As she wraps my foot, Bridget keeps dropping things on the floor. “I guess I’m tired,” she says, throwing half a roll of batting in the trash. She asks how things are going at work and tells me her boyfriend works for Laika, the local stop-motion animation company. She says he does the lighting for their movies. “Coraline, Boxtrolls…it’s intense work, twelve hour days.” It must be fascinating, figuring out how best to illuminate all those little worlds with their tiny, incredibly detailed inhabitants.
When she finally finishes the cast, Bridget says, “This’ll be better by Tuesday.” I tell her I doubt it but she says, “No, it will.” As if there is not a shred of doubt in her mind.
Maybe. And maybe it will open up again, and close back up again, and open back up again, a light blinking on and off and on and off until it finally becomes burns out.

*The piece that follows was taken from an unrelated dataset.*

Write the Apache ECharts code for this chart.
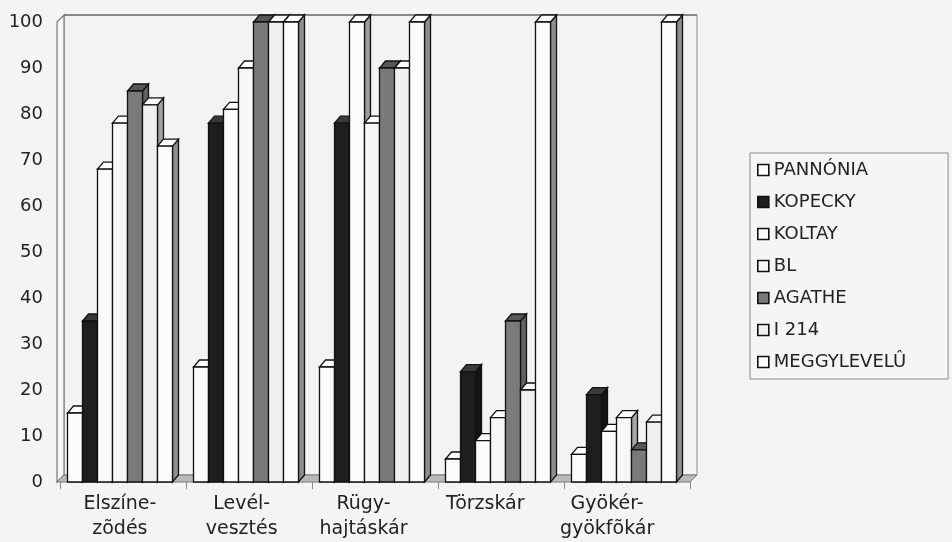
<!DOCTYPE html>
<html>
<head>
<meta charset="utf-8">
<script src="https://cdn.jsdelivr.net/npm/echarts@6/dist/echarts.min.js"></script>
<style>
  html, body { margin: 0; padding: 0; background: #f4f4f4; }
  #chart { width: 952px; height: 542px; }
</style>
</head>
<body>
<div id="chart"></div>
<script>
// Damage categories (x axis)
const categories = ['Elszíne-\nzõdés', 'Levél-\nvesztés', 'Rügy-\nhajtáskár', 'Törzskár', 'Gyökér-\ngyökfõkár'];

// Variety names (legend / series)
const varieties = ['PANNÓNIA', 'KOPECKY', 'KOLTAY', 'BL', 'AGATHE', 'I 214', 'MEGGYLEVELÛ'];

// Values per variety, one per category
const pannonia = [15, 25, 25, 5, 6];
const kopecky  = [35, 78, 78, 24, 19];
const koltay   = [68, 81, 100, 9, 11];
const bl       = [78, 90, 78, 14, 14];
const agathe   = [85, 100, 90, 35, 7];
const i214     = [82, 100, 90, 20, 13];
const meggy    = [73, 100, 100, 100, 100];

// Value axis ticks
const yTicks = { min: 0, max: 100, interval: 10 };

const seriesValues = [pannonia, kopecky, koltay, bl, agathe, i214, meggy];

// Face shades for each column: front, top, side
const shades = [
  { front: '#fbfbfb', top: '#ffffff', side: '#9c9c9c' },
  { front: '#1e1e1e', top: '#3a3a3a', side: '#141414' },
  { front: '#fbfbfb', top: '#ffffff', side: '#9c9c9c' },
  { front: '#f7f7f7', top: '#ffffff', side: '#a6a6a6' },
  { front: '#7a7a7a', top: '#575757', side: '#626262' },
  { front: '#f0f0f0', top: '#fafafa', side: '#a0a0a0' },
  { front: '#fbfbfb', top: '#ffffff', side: '#8e8e8e' }
];

const BAR_W = 15;      // front face width
const DEPTH_X = 6;     // pseudo-3D depth offset
const DEPTH_Y = 7;
const STROKE = '#111';

function barRenderer(sIdx) {
  return function (params, api) {
    const cat = api.value(0);
    const val = api.value(1);
    const base = api.coord([cat, 0]);
    const top = api.coord([cat, val]);
    const groupW = varieties.length * BAR_W + DEPTH_X;
    const x0 = base[0] - groupW / 2 + sIdx * BAR_W;
    const x1 = x0 + BAR_W;
    const yb = base[1];
    const yt = top[1];
    const sh = shades[sIdx];
    const lw = 1.3;
    return {
      type: 'group',
      children: [
        {
          type: 'polygon',
          shape: { points: [[x1, yt], [x1 + DEPTH_X, yt - DEPTH_Y], [x1 + DEPTH_X, yb - DEPTH_Y], [x1, yb]] },
          style: { fill: sh.side, stroke: STROKE, lineWidth: lw }
        },
        {
          type: 'polygon',
          shape: { points: [[x0, yt], [x1, yt], [x1 + DEPTH_X, yt - DEPTH_Y], [x0 + DEPTH_X, yt - DEPTH_Y]] },
          style: { fill: sh.top, stroke: STROKE, lineWidth: lw }
        },
        {
          type: 'rect',
          shape: { x: x0, y: yt, width: BAR_W, height: yb - yt },
          style: { fill: sh.front, stroke: STROKE, lineWidth: lw }
        }
      ]
    };
  };
}

// Walls and floor of the pseudo-3D plot box
function wallRenderer(params, api) {
  const cs = params.coordSys;
  const yTop = api.coord([0, 100])[1];
  const xL = cs.x - 3;
  const xR = cs.x + cs.width;
  const yB = cs.y + cs.height;
  const dx = 7, dy = 7;
  return {
    type: 'group',
    children: [
      {
        type: 'rect',
        shape: { x: xL + dx, y: yTop - dy, width: xR - xL, height: yB - yTop },
        style: { fill: '#f3f3f3', stroke: '#8a8a8a', lineWidth: 1 }
      },
      {
        type: 'line',
        shape: { x1: xL + dx, y1: yTop - dy, x2: xR + dx, y2: yTop - dy },
        style: { stroke: '#555', lineWidth: 1.2 }
      },
      {
        type: 'polygon',
        shape: { points: [[xL, yB], [xL, yTop], [xL + dx, yTop - dy], [xL + dx, yB - dy]] },
        style: { fill: '#f6f6f6', stroke: '#777', lineWidth: 1.2 }
      },
      {
        type: 'polygon',
        shape: { points: [[xL, yB], [xR, yB], [xR + dx, yB - dy], [xL + dx, yB - dy]] },
        style: { fill: '#b9b9b9', stroke: '#777', lineWidth: 1 }
      }
    ]
  };
}

const chart = echarts.init(document.getElementById('chart'), null, { renderer: 'canvas' });

const series = [
  {
    type: 'custom',
    name: '__walls',
    xAxisIndex: 0,
    yAxisIndex: 0,
    silent: true,
    z: 0,
    data: [[0, 0]],
    renderItem: wallRenderer
  }
];
varieties.forEach(function (name, s) {
  series.push({
    type: 'custom',
    name: name,
    xAxisIndex: 0,
    yAxisIndex: 0,
    z: 2,
    itemStyle: { color: shades[s].front, borderColor: STROKE, borderWidth: 1.5 },
    encode: { x: 0, y: 1 },
    data: seriesValues[s].map(function (v, i) { return [i, v]; }),
    renderItem: barRenderer(s)
  });
});

const FONT = 'DejaVu Sans';

chart.setOption({
  backgroundColor: '#f4f4f4',
  animation: false,
  grid: [
    { left: 60, right: 262, top: 22, bottom: 60 },
    { left: 59, right: 284, top: 22, bottom: 60 }
  ],
  xAxis: [
    {
      type: 'category',
      gridIndex: 0,
      data: categories,
      axisLine: { show: false },
      axisTick: { show: true, length: 7, lineStyle: { color: '#888' } },
      axisLabel: { show: false },
      splitLine: { show: false }
    },
    {
      type: 'category',
      gridIndex: 1,
      data: categories,
      axisLine: { show: false },
      axisTick: { show: false },
      axisLabel: { interval: 0, hideOverlap: false, fontFamily: FONT, fontSize: 19, color: '#222', lineHeight: 25, margin: 11 },
      splitLine: { show: false }
    }
  ],
  yAxis: [
    {
      type: 'value',
      gridIndex: 0,
      min: yTicks.min,
      max: yTicks.max,
      interval: yTicks.interval,
      axisLine: { show: false },
      axisTick: { show: false },
      splitLine: { show: false },
      axisLabel: { fontFamily: FONT, fontSize: 18, color: '#222', margin: 17 }
    },
    {
      type: 'value',
      gridIndex: 1,
      min: yTicks.min,
      max: yTicks.max,
      show: false
    }
  ],
  legend: {
    orient: 'vertical',
    left: 750,
    top: 153,
    padding: [7, 42, 7, 7],
    itemGap: 12,
    itemWidth: 11,
    itemHeight: 11,
    icon: 'rect',
    borderColor: '#8a8a8a',
    borderWidth: 1,
    backgroundColor: '#f5f5f5',
    textStyle: { fontFamily: FONT, fontSize: 18, color: '#222', lineHeight: 20 },
    data: varieties.map(function (name, s) {
      return { name: name, itemStyle: { color: shades[s].front, borderColor: STROKE, borderWidth: 1.6 } };
    })
  },
  series: series
});
</script>
</body>
</html>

Unwilling to let myself get upset, but trying to make sure I’m not suppressing anything, I remain cheerfully dour to the end, and tell them all that barring any unforeseen incidents, I’ll see them Tuesday. As I head downstairs the floor does not open up beneath my wheels, the vortex does not swallow me up. I do fee that I’ve just missed my bus, but instead of being aggravated I do something I never do, and treat myself to an espresso at Starbucks. The place is aggressively festive and the staff is already dressed in Santa hats and sweaters. I don’t like their coffee but the caffeine gives me a pleasant lift as I sit in the lobby before finally rolling up the hill.
An old woman sits beside me in the bus shelter, smelling of something rotting on the beach. When the bus arrives, I gesture for her to get on before me, and she smiles sweetly and says thank you. As we drive off, drops cover the windshield like a curtain of jewels. The sun tries and fails to break through the clouds, giving them a sickly yellow glow that is reflected in the windows of the houses and the cars, all painted blue with dusk. It’s eerily beautiful, and I want to cry because the world is awful and people are terrible and everything is going to be fine.